More than that, this initiative is different. I am asking how might we use our networks to make a difference. It is not simply a case of leaning on governments, large philanthropists, or the aid agencies for that matter. All existing efforts in the fight for child survival are essential. But I do believe there is more we can do, and so that is why this series of Design Forum will take place.

The Design Forum will be held in each of the cities that I run in. The running is pathfinding the way ahead.

How badly do I want this?

Ultimately, that will coming down to asking people for their support. There is no way around that. The question is, what will the conversation be, and what will I do in exchange for their support.

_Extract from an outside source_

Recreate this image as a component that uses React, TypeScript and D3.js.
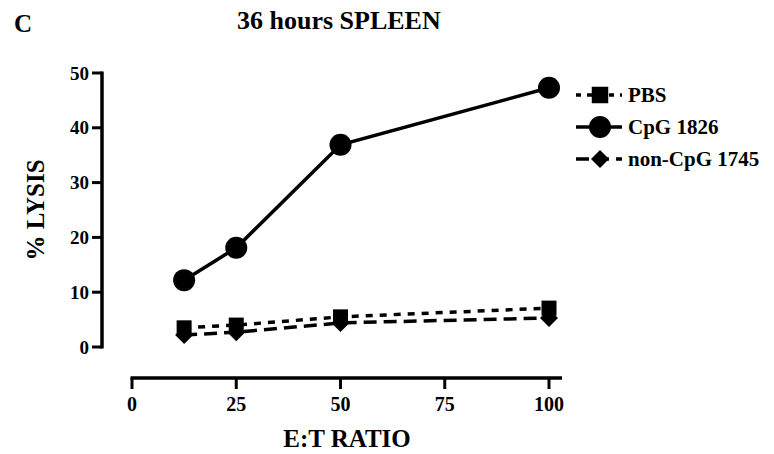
import React from "react";
import * as d3 from "d3";

const ratios = [12.5, 25, 50, 100];
const pbs = [3.5, 4.0, 5.5, 7.1];
const cpg1826 = [12.2, 18.1, 36.9, 47.3];
const nonCpg1745 = [2.2, 2.7, 4.4, 5.3];
const xTicks = [0, 25, 50, 75, 100];
const yTicks = [0, 10, 20, 30, 40, 50];
const seriesNames = ["PBS", "CpG 1826", "non-CpG 1745"];

const W = 774;
const H = 454;
const FONT = "Liberation Serif";

export default function App() {
  const x = d3.scaleLinear().domain([0, 100]).range([132, 549]);
  const y = d3.scaleLinear().domain([0, 50]).range([347, 73]);
  const line = d3
    .line<[number, number]>()
    .x((d) => x(d[0]))
    .y((d) => y(d[1]));

  const series = [
    { name: seriesNames[0], values: pbs, dash: "7,7", marker: "square" },
    { name: seriesNames[1], values: cpg1826, dash: "", marker: "circle" },
    { name: seriesNames[2], values: nonCpg1745, dash: "13,7", marker: "diamond" },
  ];

  const marker = (type: string, cx: number, cy: number, key: string, scale = 1) => {
    if (type === "circle") return <circle key={key} cx={cx} cy={cy} r={11 * scale} fill="#000" />;
    if (type === "square") {
      const s = 15 * scale;
      return <rect key={key} x={cx - s / 2} y={cy - s / 2} width={s} height={s} fill="#000" />;
    }
    const r = 9 * scale;
    return (
      <path
        key={key}
        d={`M${cx},${cy - r}L${cx + r},${cy}L${cx},${cy + r}L${cx - r},${cy}Z`}
        fill="#000"
      />
    );
  };

  const legendY = [95, 127, 159];
  const ts = { fontFamily: FONT, fontWeight: "bold" as const };

  return (
    <svg
      width={W}
      height={H}
      style={{ position: "absolute", left: 0, top: 0, background: "#fff" }}
    >
      <rect width={W} height={H} fill="#fff" />
      <text x={14} y={32} fontSize={25} style={ts}>C</text>
      <text x={237} y={29} fontSize={26} style={ts}>36 hours SPLEEN</text>

      {/* Y axis */}
      <line x1={102} x2={102} y1={y(50) - 1.5} y2={y(0) + 1.5} stroke="#000" strokeWidth={3.5} />
      {yTicks.map((t) => (
        <g key={`yt${t}`}>
          <line x1={92} x2={102} y1={y(t)} y2={y(t)} stroke="#000" strokeWidth={3} />
          <text x={89} y={y(t)} dy="0.35em" textAnchor="end" fontSize={19} style={ts}>
            {t}
          </text>
        </g>
      ))}
      <text
        transform={`translate(44,${y(25)}) rotate(-90)`}
        textAnchor="middle"
        fontSize={25}
        style={ts}
      >
        % LYSIS
      </text>

      {/* X axis */}
      <line x1={x(0) - 1.5} x2={562} y1={378} y2={378} stroke="#000" strokeWidth={3.5} />
      {xTicks.map((t) => (
        <g key={`xt${t}`}>
          <line x1={x(t)} x2={x(t)} y1={378} y2={389} stroke="#000" strokeWidth={3} />
          <text x={x(t)} y={411} textAnchor="middle" fontSize={20} style={ts}>
            {t}
          </text>
        </g>
      ))}
      <text x={347} y={447} textAnchor="middle" fontSize={25} style={ts}>
        E:T RATIO
      </text>

      {/* Lines */}
      {series.map((s) => (
        <path
          key={`l${s.name}`}
          d={line(ratios.map((r, i) => [r, s.values[i]]) as [number, number][]) || ""}
          fill="none"
          stroke="#000"
          strokeWidth={3.5}
          strokeDasharray={s.dash || undefined}
        />
      ))}
      {/* Markers */}
      {series.map((s) => ratios.map((r, i) => marker(s.marker, x(r), y(s.values[i]), `m${s.name}${i}`)))}

      {/* Legend */}
      {series.map((s, i) => (
        <g key={`lg${s.name}`}>
          <line
            x1={576}
            x2={622}
            y1={legendY[i]}
            y2={legendY[i]}
            stroke="#000"
            strokeWidth={3.5}
            strokeDasharray={s.dash ? (i === 0 ? "5,6" : "13,7") : undefined}
          />
          {marker(s.marker, 600, legendY[i], `lm${i}`, s.marker === "square" ? 1.1 : 1)}
          <text x={628} y={legendY[i]} dy="0.35em" fontSize={21} style={ts}>
            {s.name}
          </text>
        </g>
      ))}
    </svg>
  );
}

After the last crowdfunding effort ended, it seemed clear that I had tapped out my networks. I was done. Or so it seemed.

My thinking is this: I need to stick with what I have. Sharpen it up. Explain it better. And give it all I have got. Really give of myself.

I am seriously wanting to address child survival. I am also excruciatingly sensitive to the fact that many people have generously given amounts to support this already. And their generosity alone is reason enough to continue.

I think given all of the events of the past two weeks, and the fact that it is brothers funeral tomorrow, I should recommit to a final crowdfunding campaign, with the amounts I am asking of people capped at small levels. Something like the opportunity to buy my brother a coffee for the last time, or to shout me Christmas dinner as I will be running across the festive season and intending to be back in Australia to celebrate New Year with my mum. I think I need to let people help define what this might involve.

That means I am looking at many people contributing small amounts of something like $5 or $24. And there would be something in exchange, but I don’t want to make it transactional.

Would it be too much to ask for 400 or so people do each contribute $24 across the next two weeks?

So this is my ask: please let me know what you think. I intend to post tonight, and somehow during the period of my brothers funeral, it would be awesome if we could spread the love to those who are able to support so that together we can make a difference. Forwarding an email or post to someone who wants to help is part of the team too, you know.

Let’s make this count. We are going to do it for all of us. Let’s roll.